The Importance of Self-Care for Caregivers and Nannies
Working as a caregiver or nanny demands that you spend much of your time caring for other people, and even helping to manage other families’ households.
Making sure that your charges and employers are cared for to the best of your ability and that all of your job responsibilities are attended to may not always leave much time to worry about your own needs, but there are a few reasons why it’s very important that you find a way to make yourself a priority, as well as your charges and their parents.

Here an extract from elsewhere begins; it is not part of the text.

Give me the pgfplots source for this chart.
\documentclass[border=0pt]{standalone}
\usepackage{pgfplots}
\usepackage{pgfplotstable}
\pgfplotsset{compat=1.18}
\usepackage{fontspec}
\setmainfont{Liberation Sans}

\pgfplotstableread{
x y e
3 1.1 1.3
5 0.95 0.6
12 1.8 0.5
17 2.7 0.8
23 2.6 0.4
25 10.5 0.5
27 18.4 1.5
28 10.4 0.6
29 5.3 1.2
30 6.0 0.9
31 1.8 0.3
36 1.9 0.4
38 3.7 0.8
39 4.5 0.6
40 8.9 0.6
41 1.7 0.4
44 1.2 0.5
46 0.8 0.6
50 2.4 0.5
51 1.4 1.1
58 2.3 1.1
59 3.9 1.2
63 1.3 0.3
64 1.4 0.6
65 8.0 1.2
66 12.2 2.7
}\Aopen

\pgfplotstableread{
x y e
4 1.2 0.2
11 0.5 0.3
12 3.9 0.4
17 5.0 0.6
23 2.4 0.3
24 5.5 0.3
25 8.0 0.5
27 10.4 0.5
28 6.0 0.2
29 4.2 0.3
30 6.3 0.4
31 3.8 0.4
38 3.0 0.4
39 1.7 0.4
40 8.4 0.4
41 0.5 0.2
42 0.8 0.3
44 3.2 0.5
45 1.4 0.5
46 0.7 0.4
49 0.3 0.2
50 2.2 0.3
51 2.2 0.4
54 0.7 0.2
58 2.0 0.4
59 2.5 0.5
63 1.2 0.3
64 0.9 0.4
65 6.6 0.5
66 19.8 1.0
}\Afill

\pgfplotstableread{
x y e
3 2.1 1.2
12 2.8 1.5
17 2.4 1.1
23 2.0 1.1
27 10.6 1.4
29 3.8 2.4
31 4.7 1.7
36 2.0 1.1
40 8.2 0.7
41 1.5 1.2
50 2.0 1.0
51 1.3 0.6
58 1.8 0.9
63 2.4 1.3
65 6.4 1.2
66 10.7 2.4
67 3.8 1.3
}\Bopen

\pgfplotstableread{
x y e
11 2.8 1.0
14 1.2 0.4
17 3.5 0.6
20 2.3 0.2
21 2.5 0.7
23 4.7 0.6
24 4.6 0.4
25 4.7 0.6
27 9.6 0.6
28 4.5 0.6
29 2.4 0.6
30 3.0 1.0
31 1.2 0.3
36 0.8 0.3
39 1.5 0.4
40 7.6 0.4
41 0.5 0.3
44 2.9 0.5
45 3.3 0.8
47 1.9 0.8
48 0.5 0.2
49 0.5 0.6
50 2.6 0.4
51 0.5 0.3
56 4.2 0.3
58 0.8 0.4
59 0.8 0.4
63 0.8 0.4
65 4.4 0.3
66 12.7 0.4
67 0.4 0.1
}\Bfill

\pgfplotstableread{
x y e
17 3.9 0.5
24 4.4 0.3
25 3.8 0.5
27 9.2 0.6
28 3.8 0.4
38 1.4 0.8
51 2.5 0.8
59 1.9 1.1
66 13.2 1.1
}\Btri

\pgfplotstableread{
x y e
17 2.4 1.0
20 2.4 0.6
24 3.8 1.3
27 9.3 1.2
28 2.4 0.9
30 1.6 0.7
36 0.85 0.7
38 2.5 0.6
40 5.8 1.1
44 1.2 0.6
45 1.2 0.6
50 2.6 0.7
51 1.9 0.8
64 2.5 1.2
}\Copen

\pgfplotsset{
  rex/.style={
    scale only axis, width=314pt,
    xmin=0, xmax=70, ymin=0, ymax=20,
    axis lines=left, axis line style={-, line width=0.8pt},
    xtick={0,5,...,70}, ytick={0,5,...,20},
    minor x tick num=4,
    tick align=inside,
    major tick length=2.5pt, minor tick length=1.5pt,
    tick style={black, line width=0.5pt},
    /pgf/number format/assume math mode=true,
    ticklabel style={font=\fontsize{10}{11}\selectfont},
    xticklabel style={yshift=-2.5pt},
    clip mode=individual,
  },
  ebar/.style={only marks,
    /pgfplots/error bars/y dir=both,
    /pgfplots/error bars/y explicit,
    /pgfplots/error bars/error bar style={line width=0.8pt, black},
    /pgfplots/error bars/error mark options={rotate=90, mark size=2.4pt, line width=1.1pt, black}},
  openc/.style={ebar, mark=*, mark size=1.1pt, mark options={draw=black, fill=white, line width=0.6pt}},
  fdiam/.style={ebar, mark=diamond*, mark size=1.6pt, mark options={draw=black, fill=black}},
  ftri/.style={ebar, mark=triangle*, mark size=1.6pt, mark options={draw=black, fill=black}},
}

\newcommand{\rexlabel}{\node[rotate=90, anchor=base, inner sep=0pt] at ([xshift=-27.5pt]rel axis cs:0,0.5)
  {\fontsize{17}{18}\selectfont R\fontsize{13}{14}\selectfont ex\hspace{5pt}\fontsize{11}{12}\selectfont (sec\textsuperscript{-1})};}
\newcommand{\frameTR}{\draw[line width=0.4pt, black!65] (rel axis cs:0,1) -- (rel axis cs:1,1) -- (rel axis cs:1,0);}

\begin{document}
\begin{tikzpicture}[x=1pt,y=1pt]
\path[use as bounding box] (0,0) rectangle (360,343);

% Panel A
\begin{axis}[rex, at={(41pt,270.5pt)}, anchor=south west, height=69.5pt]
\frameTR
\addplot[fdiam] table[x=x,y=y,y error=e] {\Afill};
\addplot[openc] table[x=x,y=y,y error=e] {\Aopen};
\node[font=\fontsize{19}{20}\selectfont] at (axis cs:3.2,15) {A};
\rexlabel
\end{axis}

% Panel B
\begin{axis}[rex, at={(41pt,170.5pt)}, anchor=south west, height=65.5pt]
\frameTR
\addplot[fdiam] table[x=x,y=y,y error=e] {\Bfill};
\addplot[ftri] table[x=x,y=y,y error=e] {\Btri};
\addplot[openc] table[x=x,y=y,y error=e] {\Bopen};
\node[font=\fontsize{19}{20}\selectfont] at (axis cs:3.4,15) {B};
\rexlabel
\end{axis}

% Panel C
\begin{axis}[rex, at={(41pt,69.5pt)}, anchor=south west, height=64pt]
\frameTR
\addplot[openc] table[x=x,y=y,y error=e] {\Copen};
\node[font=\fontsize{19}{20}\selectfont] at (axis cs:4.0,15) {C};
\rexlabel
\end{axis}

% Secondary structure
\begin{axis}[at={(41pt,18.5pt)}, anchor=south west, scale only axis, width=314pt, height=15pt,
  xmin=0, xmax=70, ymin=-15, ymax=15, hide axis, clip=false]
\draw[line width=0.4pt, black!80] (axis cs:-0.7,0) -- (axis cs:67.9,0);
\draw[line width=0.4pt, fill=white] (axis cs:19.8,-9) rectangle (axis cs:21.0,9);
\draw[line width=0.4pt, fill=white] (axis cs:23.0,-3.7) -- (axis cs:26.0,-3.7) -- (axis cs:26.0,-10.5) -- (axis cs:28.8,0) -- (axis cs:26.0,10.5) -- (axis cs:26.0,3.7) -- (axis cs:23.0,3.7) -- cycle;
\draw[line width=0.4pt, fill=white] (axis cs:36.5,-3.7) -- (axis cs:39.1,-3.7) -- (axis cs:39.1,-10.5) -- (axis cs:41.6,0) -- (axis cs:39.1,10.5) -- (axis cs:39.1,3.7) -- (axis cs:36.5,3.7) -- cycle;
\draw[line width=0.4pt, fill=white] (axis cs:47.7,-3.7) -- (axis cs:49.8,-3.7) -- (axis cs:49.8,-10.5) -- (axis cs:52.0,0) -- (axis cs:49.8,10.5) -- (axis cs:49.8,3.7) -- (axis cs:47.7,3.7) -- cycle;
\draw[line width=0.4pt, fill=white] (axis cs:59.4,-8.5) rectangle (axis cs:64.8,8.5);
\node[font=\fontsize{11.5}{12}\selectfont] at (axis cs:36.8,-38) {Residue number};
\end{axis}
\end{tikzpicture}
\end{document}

Avoiding Illnesses and Sick Days
It’s not always easy to keep in mind that your own health effects that of your charges and the schedule of your employers, but it’s absolutely true. When you allow your own health to suffer because you’re too busy looking after everyone else, you cannot only contract illnesses that you will later pass on to your charges and their families, but also will create the need for your employers to take sick days of their own to care for their children while you’re unable to do so. If your health slips, it can completely derail the routine and structured schedule you’ve built with your employers, making it difficult for your employers to manage and potentially straining your relationship with them in the long run. Making sure that you’re eating wisely, getting plenty of exercise and enough rest to keep yourself running on all cylinders will invariably affect your employers and charges positively.
Preventing Burn-Out
One of the biggest dangers of working as a private, in-home childcare provider is burn-out. Burned out nannies have less patience with their charges, less interest in their positions and are actively miserable because they’re feeling as if they’re spread just a bit too thin. When you take the time to pamper yourself a bit, maintain healthy habits and indulge in activities that you enjoy during your time off, you are less likely to return to work each day feeling as if you’re ill-equipped to handle the demands of running a household professionally. By getting enough rest and making sure that you’re caring for yourself, you’re also helping to take care of your charges and their parents.

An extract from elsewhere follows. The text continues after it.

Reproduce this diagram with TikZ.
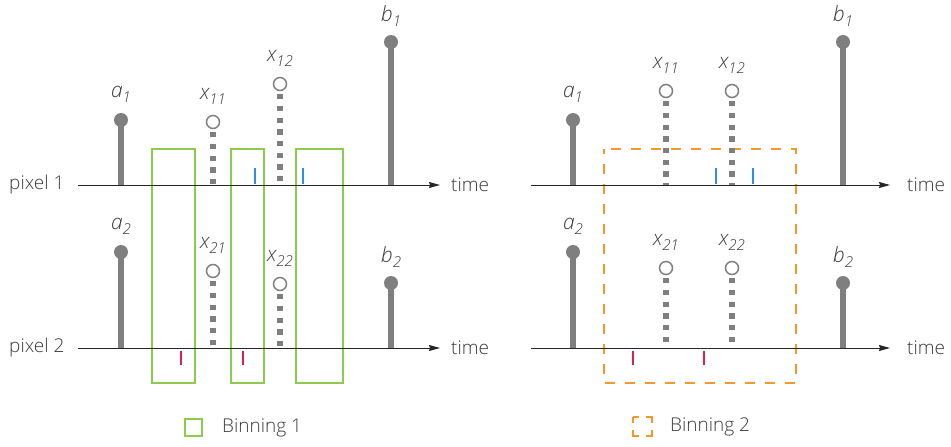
\documentclass[tikz,border=0pt]{standalone}
\usepackage{fontspec}
\setmainfont{Open Sans}[UprightFont={* Light},ItalicFont={* Light Italic}]
\usetikzlibrary{arrows.meta}

\definecolor{stemgray}{HTML}{7F7F7F}
\definecolor{bingreen}{HTML}{8DCB4E}
\definecolor{binorange}{HTML}{F7962B}
\definecolor{tickblue}{HTML}{2F8FE8}
\definecolor{tickred}{HTML}{DC1F4E}
\definecolor{txtgray}{HTML}{3A3A3A}

% italic label with a lowered, slightly smaller index
\newcommand{\idx}[1]{\raisebox{-5pt}{\fontsize{15}{15}\selectfont #1}}

\tikzset{
  axisline/.style={draw=black!85, line width=1pt, -{Stealth[length=11pt,width=6pt,inset=1pt]}},
  solidstem/.style={draw=stemgray, line width=5.5pt},
  dotstem/.style={draw=stemgray, line width=5.8pt, dash pattern=on 5.2pt off 6.5pt},
  ball/.style={circle, fill=stemgray, minimum size=14pt, inner sep=0pt},
  ring/.style={circle, draw=stemgray, line width=1.5pt, fill=white, minimum size=13pt, inner sep=0pt},
  lab/.style={text=txtgray, font=\fontsize{21}{24}\selectfont\itshape, inner sep=0pt},
  txt/.style={text=txtgray, font=\fontsize{19}{22}\selectfont, inner sep=0pt},
  bin1/.style={draw=bingreen, line width=1.8pt},
  bin2/.style={draw=binorange, line width=1.8pt, dash pattern=on 10pt off 10pt, dash phase=5pt},
  btick/.style={draw=tickblue, line width=1.8pt},
  rtick/.style={draw=tickred, line width=1.8pt},
}

\begin{document}
\begin{tikzpicture}[x=1pt,y=-1pt]
\useasboundingbox (0,0) rectangle (951,447);

% binning windows
\draw[bin1] (152,149) rectangle (195,383);
\draw[bin1] (231,149) rectangle (264,383);
\draw[bin1] (296,149) rectangle (343,383);
\draw[bin2] (604,149) rectangle (796,383);

% time axes
\foreach \nm/\xa/\xb/\ya in {l1/78/440/185, l2/78/440/348, r1/531/890/185, r2/531/890/348}{
  \coordinate (\nm-start) at (\xa,\ya);
  \coordinate (\nm-end) at (\xb,\ya);
  \draw[axisline] (\nm-start) -- (\nm-end);
}
\node[txt, anchor=west] (l1name) at (9,185) {pixel 1};
\node[txt, anchor=west] (l2name) at (9,348) {pixel 2};
\node[txt, anchor=west] (l1time) at (451,185) {time};
\node[txt, anchor=west] (l2time) at (451,348) {time};
\node[txt, anchor=west] (r1time) at (907,185) {time};
\node[txt, anchor=west] (r2time) at (907,348) {time};

% boundary samples (solid stems)
\foreach \nm/\px/\py/\ay/\lt/\ls in {
  la1/121/120/185/a/1, lb1/391/42/185/b/1, la2/121/252/348/a/2, lb2/391/283/348/b/2,
  ra1/573/120/185/a/1, rb1/843/42/185/b/1, ra2/573/252/348/a/2, rb2/843/283/348/b/2}{
  \coordinate (\nm-foot) at (\px,\ay);
  \node[ball] (\nm) at (\px,\py) {};
  \draw[solidstem] (\nm-foot) -- (\nm.center);
  \node[lab] (\nm-label) at ([yshift=26pt]\nm.center) {\lt\idx{\ls}};
}

% unknown samples (dotted stems)
\foreach \nm/\px/\py/\ay/\ls in {
  lx11/213/122/185/11, lx12/280/84/185/12, lx21/213/271/348/21, lx22/280/284/348/22,
  rx11/666/91/185/11, rx12/732/91/185/12, rx21/666/268/348/21, rx22/732/268/348/22}{
  \coordinate (\nm-foot) at (\px,\ay);
  \node[ring] (\nm) at (\px,\py) {};
  \draw[dotstem] ([yshift=-3pt]\nm.south) -- (\nm-foot);
  \node[lab] (\nm-label) at ([yshift=26pt]\nm.center) {x\idx{\ls}};
}

% photon events
\foreach \tx in {255,303,716,753}{
  \draw[btick] (\tx,168) -- (\tx,184);
}
\foreach \tx in {181,243,633,704}{
  \draw[rtick] (\tx,351) -- (\tx,365);
}

% legend
\draw[bin1] (185,419) rectangle (202,436);
\node[txt, anchor=west] (leg1) at (222,428) {Binning 1};
\draw[draw=binorange, line width=1.8pt, dash pattern=on 12pt off 7pt, dash phase=6pt] (633,417) rectangle (652,436);
\node[txt, anchor=west] (leg2) at (670,427) {Binning 2};
\end{tikzpicture}
\end{document}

Maintaining Your Job Performance
Even the very best nannies are likely to find their job performance slipping dramatically when they’re not caring for themselves properly. In order to continue to perform at the peak of your abilities and provide top-notch care for your charges, you need to be well-rested and ready for anything. In the end, your employers will notice if you’re no longer performing your job duties with the same enthusiasm and vigor that you brought to the table in the beginning.

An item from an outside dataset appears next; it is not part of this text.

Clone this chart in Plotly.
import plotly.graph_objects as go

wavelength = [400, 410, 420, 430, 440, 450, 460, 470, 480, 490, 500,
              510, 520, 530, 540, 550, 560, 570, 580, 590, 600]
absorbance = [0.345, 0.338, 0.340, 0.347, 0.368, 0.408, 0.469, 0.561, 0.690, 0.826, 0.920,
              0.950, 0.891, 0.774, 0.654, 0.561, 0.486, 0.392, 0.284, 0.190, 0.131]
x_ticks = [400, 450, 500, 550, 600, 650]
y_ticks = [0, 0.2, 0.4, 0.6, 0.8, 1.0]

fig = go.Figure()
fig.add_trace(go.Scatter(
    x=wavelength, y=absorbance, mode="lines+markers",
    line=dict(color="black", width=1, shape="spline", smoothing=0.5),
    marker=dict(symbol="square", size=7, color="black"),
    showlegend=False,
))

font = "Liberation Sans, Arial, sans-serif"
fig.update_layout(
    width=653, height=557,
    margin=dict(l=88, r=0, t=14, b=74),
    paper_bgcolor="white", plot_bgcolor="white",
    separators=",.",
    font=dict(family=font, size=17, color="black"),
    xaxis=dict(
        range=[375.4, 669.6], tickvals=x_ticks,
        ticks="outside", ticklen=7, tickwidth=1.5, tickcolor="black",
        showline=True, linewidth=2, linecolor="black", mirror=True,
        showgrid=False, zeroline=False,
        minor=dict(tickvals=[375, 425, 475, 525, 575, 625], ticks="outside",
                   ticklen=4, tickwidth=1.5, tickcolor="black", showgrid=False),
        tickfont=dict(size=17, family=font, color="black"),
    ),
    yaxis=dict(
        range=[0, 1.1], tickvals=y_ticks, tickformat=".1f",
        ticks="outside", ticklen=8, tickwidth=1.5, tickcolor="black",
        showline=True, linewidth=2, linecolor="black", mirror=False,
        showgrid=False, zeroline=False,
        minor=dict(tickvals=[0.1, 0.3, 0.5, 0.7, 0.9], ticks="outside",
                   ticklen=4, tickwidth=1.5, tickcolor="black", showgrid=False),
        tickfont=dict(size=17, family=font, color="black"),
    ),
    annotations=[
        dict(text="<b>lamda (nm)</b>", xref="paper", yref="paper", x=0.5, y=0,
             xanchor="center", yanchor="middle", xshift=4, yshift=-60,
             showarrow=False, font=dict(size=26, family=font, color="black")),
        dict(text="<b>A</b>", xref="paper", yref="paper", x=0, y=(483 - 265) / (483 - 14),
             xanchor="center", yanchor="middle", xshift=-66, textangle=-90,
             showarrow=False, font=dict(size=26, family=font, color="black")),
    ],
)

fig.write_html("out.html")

To prevent any awkward conversations about your slipping performance or cause friction between your employers and yourself, it’s absolutely necessary for you to make sure that you’re getting the things that you need. You can’t take care of everyone else when your own needs go unmet for too long, so make sure that you’re consistently making an effort to take care of yourself, as well as your charges and the home they live in.
Modeling Good Habits
Kids learn many of their habits from observing the adults that they love and trust along the way. Because the little ones spend so much time with you, you will be one of the people that they begin to emulate. When they see you making poor dietary choices, not taking the proper hygienic precautions to avoid illnesses and feeling out-of-sorts because your personal needs aren’t being met, they’re learning to make those same choices for themselves. Caring for adults or seniors have similar experience, as they too observe your energy level and moods; sometimes taking your actions personally, causing friction that is heavy on the relationship.
Even if you’re not concerned with your own health or well-being, it’s important to realize that failing to model healthful, conscious choices, you’re effectively undoing or at least undermining all of the lessons that you’re attempting to teach and the traits you’re trying to instill in the easily-influenced little minds you’re in charge of caring for throughout the day.